- 16.12
- 2025
- 10:10
- Samara Meneses
Liberdade de expressão
Acesso à Informação
Abraji apresenta embargos de declaração ao STF sobre decisão que altera Marco Civil da Internet
A Abraji apresentou ao Supremo Tribunal Federal (STF) embargos de declaração pedindo que a Corte esclareça pontos considerados incompletos no julgamento que redefiniu a responsabilidade das plataformas digitais no país. A decisão, tomada em junho, considerou parcialmente inconstitucional o artigo 19 do Marco Civil da Internet, norma que, por mais de uma década, condicionou a responsabilização de provedores pelo conteúdo de terceiros ao descumprimento de ordem judicial de remoção de conteúdo.

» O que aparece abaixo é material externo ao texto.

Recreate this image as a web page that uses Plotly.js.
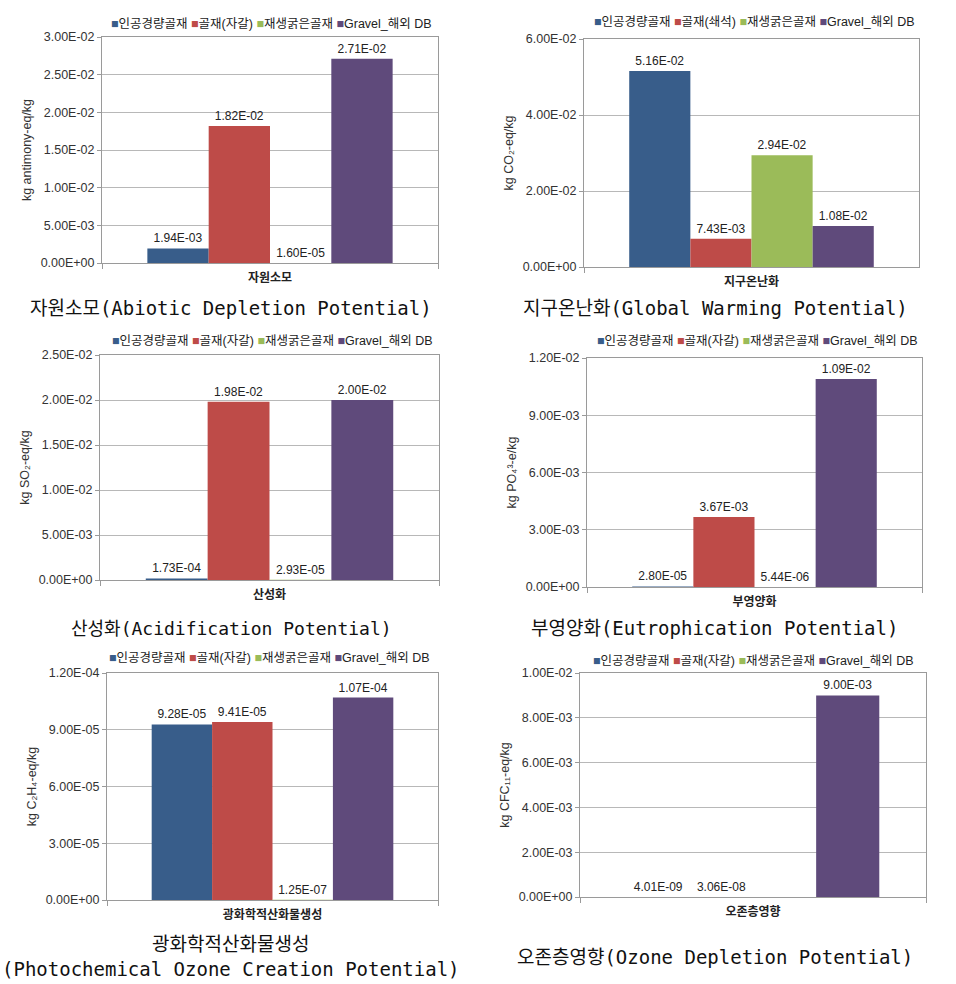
<!DOCTYPE html>
<html>
<head>
<meta charset="utf-8">
<script src="https://cdn.plot.ly/plotly-3.0.1.min.js"></script>
<style>
html,body{margin:0;padding:0;background:#fff;}
#chart{width:956px;height:984px;}
</style>
</head>
<body>
<div id="chart"></div>
<script>
// ---------- DATA ----------
const categories = ['자원소모', '지구온난화', '산성화', '부영양화', '광화학적산화물생성', '오존층영향'];
const seriesNames = ['인공경량골재', '골재(자갈)', '재생굵은골재', 'Gravel_해외 DB'];
const seriesNamesGwp = ['인공경량골재', '골재(쇄석)', '재생굵은골재', 'Gravel_해외 DB'];

const adpValues  = [1.94e-3, 1.82e-2, 1.60e-5, 2.71e-2];
const gwpValues  = [5.16e-2, 7.43e-3, 2.94e-2, 1.08e-2];
const apValues   = [1.73e-4, 1.98e-2, 2.93e-5, 2.00e-2];
const epValues   = [2.80e-5, 3.67e-3, 5.44e-6, 1.09e-2];
const pocpValues = [9.28e-5, 9.41e-5, 1.25e-7, 1.07e-4];
const odpValues  = [4.01e-9, 3.06e-8, null, 9.00e-3];

const adpTicks  = [0, 5e-3, 1e-2, 1.5e-2, 2e-2, 2.5e-2, 3e-2];
const gwpTicks  = [0, 2e-2, 4e-2, 6e-2];
const apTicks   = [0, 5e-3, 1e-2, 1.5e-2, 2e-2, 2.5e-2];
const epTicks   = [0, 3e-3, 6e-3, 9e-3, 1.2e-2];
const pocpTicks = [0, 3e-5, 6e-5, 9e-5, 1.2e-4];
const odpTicks  = [0, 2e-3, 4e-3, 6e-3, 8e-3, 1e-2];

const yTitles = [
  'kg antimony-eq/kg',
  'kg CO₂-eq/kg',
  'kg SO₂-eq/kg',
  'kg PO₄³-e/kg',
  'kg C₂H₄-eq/kg',
  'kg CFC₁₁-eq/kg'
];
const captions = [
  '자원소모(Abiotic Depletion Potential)',
  '지구온난화(Global Warming Potential)',
  '산성화(Acidification Potential)',
  '부영양화(Eutrophication Potential)',
  '광화학적산화물생성<br>(Photochemical Ozone Creation Potential)',
  '오존층영향(Ozone Depletion Potential)'
];

// ---------- STYLE / LAYOUT ----------
const colors = ['#385D8A', '#BE4B48', '#9BBB59', '#5F4A7B'];
const W = 956, H = 984;
const baseFont = 'Liberation Sans, Arial, DejaVu Sans, Noto Sans CJK KR, sans-serif';
const capFont = 'DejaVu Sans Mono, Noto Sans CJK KR, monospace';

// plot boxes in pixels [x0, x1, y0(top), y1(bottom)]
const boxes = [
  [102, 438, 37, 263],
  [584, 919, 39, 267],
  [100, 439, 355, 580],
  [587, 922, 358, 587],
  [107, 438, 673, 900],
  [580, 926, 673, 897]
];
const legendPos = [[271, 24], [754, 22], [272, 341], [757, 341], [269, 658], [753, 661]];
const captionPos = [[231, 308, 19], [715, 308, 19], [231, 628, 18], [714, 628, 19], [231, 956, 19], [715, 957, 19]];

const charts = [
  {values: adpValues, ticks: adpTicks, names: seriesNames},
  {values: gwpValues, ticks: gwpTicks, names: seriesNamesGwp},
  {values: apValues, ticks: apTicks, names: seriesNames},
  {values: epValues, ticks: epTicks, names: seriesNames},
  {values: pocpValues, ticks: pocpTicks, names: seriesNames},
  {values: odpValues, ticks: odpTicks, names: seriesNames}
];

function fmt(v) {
  const s = v.toExponential(2).toUpperCase();
  return s.replace(/E([+-])(\d)$/, 'E$10$2');
}

const traces = [];
const layout = {
  width: W, height: H,
  margin: {l: 0, r: 0, t: 0, b: 0},
  paper_bgcolor: '#fff',
  plot_bgcolor: '#fff',
  showlegend: false,
  barmode: 'group',
  bargap: 0.27,
  bargroupgap: 0,
  font: {family: baseFont, size: 12, color: '#222'},
  annotations: []
};

charts.forEach((c, i) => {
  const n = i + 1;
  const xa = n === 1 ? 'x' : 'x' + n;
  const ya = n === 1 ? 'y' : 'y' + n;
  c.values.forEach((v, s) => {
    const tr = {
      type: 'bar',
      x: [categories[i]],
      y: [v],
      name: c.names[s],
      marker: {color: colors[s], line: {width: 0}},
      xaxis: xa, yaxis: ya,
      hoverinfo: 'name+y'
    };
    if (v != null) {
      tr.text = [fmt(v)];
      tr.textposition = 'outside';
      tr.textfont = {family: baseFont, size: 12, color: '#222'};
      tr.constraintext = 'none';
      tr.cliponaxis = false;
    } else {
      tr.textposition = 'none';
    }
    traces.push(tr);
  });
  const b = boxes[i];
  const xKey = n === 1 ? 'xaxis' : 'xaxis' + n;
  const yKey = n === 1 ? 'yaxis' : 'yaxis' + n;
  layout[xKey] = {
    domain: [b[0] / W, b[1] / W],
    anchor: ya,
    type: 'category',
    range: [-0.5, 0.5],
    showline: true, mirror: true, linecolor: '#9a9a9a', linewidth: 1,
    ticks: 'outside', tickson: 'boundaries', ticklen: 5, tickcolor: '#9a9a9a',
    ticklabelstandoff: 4,
    tickfont: {family: 'Noto Sans CJK KR, sans-serif', size: 12, color: '#222', weight: 'bold'},
    fixedrange: true
  };
  layout[yKey] = {
    domain: [1 - b[3] / H, 1 - b[2] / H],
    anchor: xa,
    range: [0, c.ticks[c.ticks.length - 1]],
    tickmode: 'array',
    tickvals: c.ticks,
    ticktext: c.ticks.map(fmt),
    showline: true, mirror: true, linecolor: '#9a9a9a', linewidth: 1,
    showgrid: true, gridcolor: '#b8b8b8', gridwidth: 1,
    zeroline: false,
    ticks: 'outside', ticklen: 4, tickcolor: '#9a9a9a',
    tickfont: {family: baseFont, size: 12.5, color: '#333'},
    title: {text: yTitles[i], font: {family: baseFont, size: 12.5, color: '#333'}, standoff: 6},
    fixedrange: true
  };
  // legend line (Excel-style compact legend)
  const legText = c.names.map((nm, s) =>
    '<span style="color:' + colors[s] + '">■</span>' + nm).join(' ');
  layout.annotations.push({
    xref: 'paper', yref: 'paper',
    x: legendPos[i][0] / W, y: 1 - legendPos[i][1] / H,
    xanchor: 'center', yanchor: 'middle',
    text: legText, showarrow: false,
    font: {family: baseFont, size: 12.5, color: '#222'}
  });
  // caption
  layout.annotations.push({
    xref: 'paper', yref: 'paper',
    x: captionPos[i][0] / W, y: 1 - captionPos[i][1] / H,
    xanchor: 'center', yanchor: 'middle',
    text: captions[i], showarrow: false,
    font: {family: capFont, size: captionPos[i][2], color: '#111'}
  });
});

Plotly.newPlot('chart', traces, layout, {displayModeBar: false, staticPlot: true});
</script>
</body>
</html>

A entidade participa do caso na condição de amicus curiae. Para a Abraji, ajustes na redação final do acórdão são necessários para garantir maior transparência e proteção à liberdade de expressão. Outras dez organizações que também atuam no caso como amicus curiae apresentaram embargos ou pedidos de explicações trazendo ponderações sobre riscos e dúvidas acerca da decisão da Corte. A Abraji é representada pelas advogadas Taís Gasparian, Mônica Galvão e Carina Lima, do escritório RMG Advogados.
No julgamento, o STF concluiu que o modelo original do Marco Civil já não responde aos desafios atuais da desinformação e das violações de direitos na internet. A Corte estabeleceu novos parâmetros de responsabilização das plataformas em três frentes: crimes contra a honra, crimes graves (como terrorismo, tentativa de golpe e racismo) e crimes e ilícitos em geral.
Um dos principais pontos apresentados pela Abraji é a falta de definição de quais tipos de provedores estão sujeitos às novas regras, já que a tese menciona apenas algumas categorias de plataformas. Para a associação, isso pode gerar desigualdade regulatória. A decisão deveria explicitar que a lista de provedores é exemplificativa e indicar que os provedores neutros, incluindo os de hospedagem, devem seguir a regra do artigo 19 do Marco Civil.
A entidade também destaca a ausência de referência a microempresas, pequenas empresas e plataformas com menos de 10 milhões de usuários. E defende que estas não deveriam ser obrigadas a cumprir deveres adicionais como relatórios de transparência e sistemas internos de notificação.
A Abraji questiona ainda a falta de definição sobre quais informações as plataformas podem exigir de quem pede a remoção de conteúdo e quem está legitimado a fazer essas notificações. Sem parâmetros claros, afirma a associação, podem surgir barreiras burocráticas que dificultam o exercício de direitos. A entidade também pede que o STF estabeleça um prazo para a adaptação das plataformas às novas obrigações, para evitar interpretações divergentes e garantir segurança jurídica.
Outro foco do recurso é a menção apenas a "crimes contra a honra", ignorando as ofensas civis, também relacionadas à honra, que não configuram crime, mas são extremamente relevantes para jornalistas e veículos de imprensa.
As primeiras versões das teses apresentadas por ministros, como Luís Roberto Barroso e Flávio Dino, incluíam expressamente a expressão “ofensas e crimes contra a honra”. No entanto, esse termo desapareceu do texto final — mudança considerada pela Abraji um desvio que pode gerar insegurança e interpretações restritivas.
Por fim, a Abraji também destaca que a decisão final foi extremamente complexa trazendo uma série de deveres adicionais e que a Corte deveria estabelecer um prazo para a adequação dos agentes implicados pela decisão, mesmo depois que essa tese se torne definitiva, ou seja, depois do trânsito em julgado da decisão.
Os pedidos ao STF
A Abraji solicita que o Tribunal:
- esclareça a aplicação do art. 19 também às ofensas civis contra a honra;
- declare que o rol de provedores citado na tese é exemplificativo, esclarecendo o artigo 19 do MCI é aplicável às plataformas neutras, inclusive de hospedagem;
- explicite que obrigações adicionais não se aplicam a pequenas empresas e plataformas com menos de 10 milhões de usuários;
- detalhe quais informações podem ser exigidas de notificantes e quem tem legitimidade para notificar;
- estabeleça um prazo claro para adequação das plataformas;
- e republicar os acórdãos com todos os votos, sobretudo o da ministra Cármen Lúcia.
O julgamento do STF é considerado a decisão mais impactante sobre liberdade de expressão desde a criação do Marco Civil. Os embargos da Abraji refletem a preocupação da sociedade civil com a precisão jurídica da tese e seus efeitos sobre o jornalismo. A Corte deve agora analisar o recurso e decidir se os esclarecimentos pedidos serão incorporados ao entendimento final.